Dans un champ où l'on examine 75 plantes et qu'on en trouve six abritant au moins un puceron, le taux d'infestation égale : (6 ÷ 75) x 100, soit 8 %. Il est habituellement conseillé de traiter la laitue et le céleri contre les pucerons dès que le taux d'infestation atteint 3-5 %, mais cette décision peut dépendre d'autres facteurs, notamment le stade de croissance de la culture, la présence de mauvaises herbes hôtes à proximité du champ, le nombre réel de pucerons par plante et aussi la présence d'insectes utiles. Par exemple, le seuil d'intervention dans le céleri tombe à 1 %, deux semaines avant la récolte. Pour ce qui est de la laitue un taux d'infestation de 3 % est considéré comme élevé, sauf sur la laitue pommée avant la formation de la pomme où une infestation de 10 % ou moins est acceptable. Cette exception ne s'applique pas lorsqu'on a affaire au puceron de la laitue. Pour tous les genres de laitue, un taux d'infestation de 1 % est considéré comme élevé 7 à 10 jours avant la récolte.

Nombreux sont les insectes bénéfiques qui contribuent à réduire considérablement les infestations de pucerons. Les larves de coccinelles (figure 3), de chrysopes (figure 4), de cécidomyies et de syrphes (figure 5) ainsi que certaines guêpes parasites sont fréquentes dans les champs de laitue et de céleri; elles peuvent ramener les populations de pucerons en deçà des niveaux dangereux. Les pucerons parasités se reconnaissent par leurs restes momifiés ocre ou bruns qu'on peut repérer partout dans les colonies de pucerons. Pour plus de renseignements sur les insectes utiles, se référer à la publication 208F du MAAARO, intitulée Insectes prédateurs dans les vergers du sud de l'Ontario.

Figure 3. Larve de coccinelle, parasite des pucerons

Figure 3. Larve de coccinelle, parasite des pucerons

Figure 4. Larve de chrysope

Figure 4. Larve de chrysope

Figure 5. Larve de syrphe en train de dévorer un puceron

Figure 5. Larve de syrphe en train de dévorer un puceron

L'emploi répété d'insecticides peut, en éliminant les prédateurs et les parasites naturels, provoquer la résurgence des populations aphidiennes. Ce phénomène se produit fréquemment dans le cas d'insecticides comme les pyréthroïdes de synthèse. Dans la mesure du possible, on utilisera donc des produits ayant une action sélective contre les pucerons. Par ailleurs, le puceron vert du pêcher et le puceron du tournesol sont devenus résistants à de nombreux insecticides dans certaines régions.
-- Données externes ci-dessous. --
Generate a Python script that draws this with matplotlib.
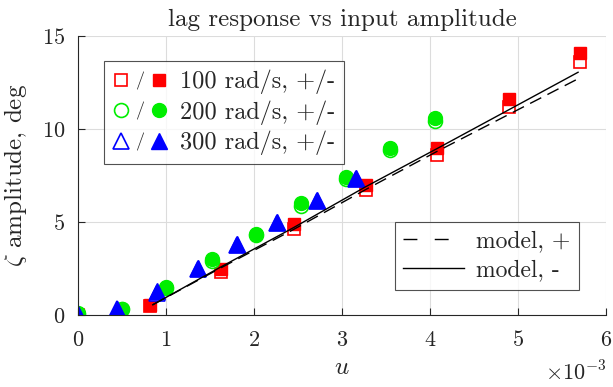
import numpy as np
import matplotlib
matplotlib.use("Agg")
import matplotlib.pyplot as plt
from matplotlib.lines import Line2D
from matplotlib.legend_handler import HandlerTuple

plt.rcParams["font.family"] = "serif"
plt.rcParams["font.serif"] = ["cmr10"]
plt.rcParams["mathtext.fontset"] = "cm"
plt.rcParams["axes.unicode_minus"] = False
plt.rcParams["axes.formatter.use_mathtext"] = True

# input amplitude u (x1e-3) and measured zeta amplitude (deg); "+" open, "-" filled
u_100 = [0.0, 0.82, 1.63, 2.45, 3.27, 4.08, 4.90, 5.70]
z_100_p = [0.0, 0.5, 2.3, 4.6, 6.7, 8.6, 11.2, 13.6]
z_100_m = [0.0, 0.55, 2.5, 4.9, 7.0, 9.0, 11.6, 14.1]

u_200 = [0.0, 0.50, 1.00, 1.52, 2.02, 2.53, 3.04, 3.55, 4.06]
z_200_p = [0.05, 0.3, 1.45, 2.9, 4.3, 5.85, 7.3, 8.85, 10.45]
z_200_m = [0.1, 0.35, 1.5, 3.0, 4.35, 6.0, 7.4, 9.0, 10.6]

u_300 = [0.0, 0.45, 0.90, 1.36, 1.81, 2.26, 2.71, 3.16]
z_300_p = [0.0, 0.3, 1.2, 2.5, 3.75, 4.95, 6.15, 7.3]
z_300_m = [0.05, 0.35, 1.3, 2.55, 3.8, 5.0, 6.2, 7.35]

u_model = [0.85, 1.63, 2.45, 3.27, 4.08, 4.90, 5.68]
z_model_p = [0.55, 2.55, 4.6, 6.75, 8.8, 10.8, 12.7]
z_model_m = [0.55, 2.6, 4.7, 6.9, 8.95, 11.05, 13.05]

x_ticks = [0, 1, 2, 3, 4, 5, 6]
y_ticks = [0, 5, 10, 15]

TXT = "#262626"
FS = 16
FL = 18
fig = plt.figure(figsize=(6.13, 3.87), dpi=100)
ax = fig.add_axes([0.127, 0.186, 0.862, 0.721])

series = [
    (u_100, z_100_p, z_100_m, "s", 8, "#ff0000", "100 rad/s, +/-"),
    (u_200, z_200_p, z_200_m, "o", 10, "#00ee00", "200 rad/s, +/-"),
    (u_300, z_300_p, z_300_m, "^", 11, "#0000ff", "300 rad/s, +/-"),
]
handles, labels = [], []
for u, zp, zm, mk, ms, col, lab in series:
    ho, = ax.plot(u, zp, mk, ms=ms, mfc="white", mec=col, mew=1.2, ls="none")
    hf, = ax.plot(u, zm, mk, ms=ms, mfc=col, mec=col, ls="none")
    slash = Line2D([], [], marker="$/$", ms=13, mew=0, color=TXT, ls="none")
    handles.append((ho, slash, hf))
    labels.append(lab)

l1, = ax.plot(u_model, z_model_p, color="black", lw=1, ls=(0, (9, 5)))
l2, = ax.plot(u_model, z_model_m, color="black", lw=1)

ax.set_xlim(0, 6)
ax.set_ylim(0, 15)
ax.set_xticks(x_ticks)
ax.set_yticks(y_ticks)
ax.grid(True, color="#dcdcdc", lw=0.8)
ax.set_axisbelow(True)
for s in ("top", "right"):
    ax.spines[s].set_visible(False)
for s in ("left", "bottom"):
    ax.spines[s].set_color(TXT)
ax.tick_params(direction="in", length=5, colors=TXT, labelsize=FS)
ax.tick_params(axis="x", pad=11)
ax.tick_params(axis="y", pad=9)
ax.text(1.0, -0.205, r"$\times10^{-3}$", transform=ax.transAxes, ha="right",
        va="center", fontsize=FS, color=TXT)

ax.set_title("lag response vs input amplitude", fontsize=FL, color=TXT, pad=7)
ax.set_xlabel("$u$", fontsize=FL, color=TXT, labelpad=5)
ax.set_ylabel(r"$\zeta$ amplitude, deg", fontsize=FL, color=TXT, labelpad=9)

leg1 = ax.legend(handles, labels, loc="upper left", bbox_to_anchor=(0.049, 0.91),
                 handler_map={tuple: HandlerTuple(ndivide=None, pad=0.05)},
                 fontsize=17.5, frameon=True, fancybox=False, edgecolor=TXT,
                 handlelength=2.3, handletextpad=0.5, borderpad=0.35,
                 labelspacing=0.25, borderaxespad=0)
leg1.get_frame().set_linewidth(0.8)
for t in leg1.get_texts():
    t.set_color(TXT)
ax.add_artist(leg1)

dash_proxy = Line2D([], [], color="black", lw=1, ls=(0, (10, 12.5)))
leg2 = ax.legend([dash_proxy, l2], ["model, +", "model, -"], loc="lower right",
                 bbox_to_anchor=(0.948, 0.09), fontsize=17, frameon=True,
                 fancybox=False, edgecolor=TXT, handlelength=2.6,
                 handletextpad=0.5, borderpad=0.35, labelspacing=0.3,
                 borderaxespad=0)
leg2.get_frame().set_linewidth(0.8)
for t in leg2.get_texts():
    t.set_color(TXT)

fig.savefig("out.png", dpi=100)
Le désherbage des cultures et des champs avoisinants aidera à réduire les populations de pucerons. On conseille aussi d'arracher tout ressemis et toute autre plante qui manifestent des signes de maladie virale. Ces plantes virosées sont une source d'infection continuelle. Les virus transmis à la laitue par les semences et les pucerons sont ceux de la mosaïque de la laitue, de la mosaïque du concombre, de la mosaïque du navet et de la flétrissure de la fève des marais. Chez la laitue, les symptômes d'infection comprennent la nécrose des nervures, l'enroulement des feuilles, le rabougrissement et le jaunissement.

Le céleri est sensible au virus de la mosaïque du céleri et à celui de la mosaïque du concombre. Les symptômes sont semblables à ceux des viroses de la laitue, sauf que la mosaïque du concombre produit des lésions renfoncées typiques sur les côtes du céleri (figure 6).

Figure 6. Symptômes de la mosaïque du concombre sur le céleri

Figure 6. Symptômes de la mosaïque du concombre sur le céleri

Il est préférable d'utiliser des semences certifiées exemptes de ces virus. Pour plus de renseignements sur ce sujet, les producteurs de légumes pour le commerce sont priés de se référer à l'édition courante de la publication 363F du MAAARO, Recommandations pour les cultures légumières, à la publication 700, intitulée Lutte intégrée contre les ennemis de l'oignon, de la carotte, du céleri et de la laitue en Ontario, ou de consulter un spécialiste des cultures légumières. Quant à eux, les jardiniers amateurs peuvent se référer à l'édition courante de la publication 64F du MAAARO, Lutte contre les insectes nuisibles et les maladies dans le jardin, pour plus d'information sur la lutte contre les pucerons dans les cultures légumières.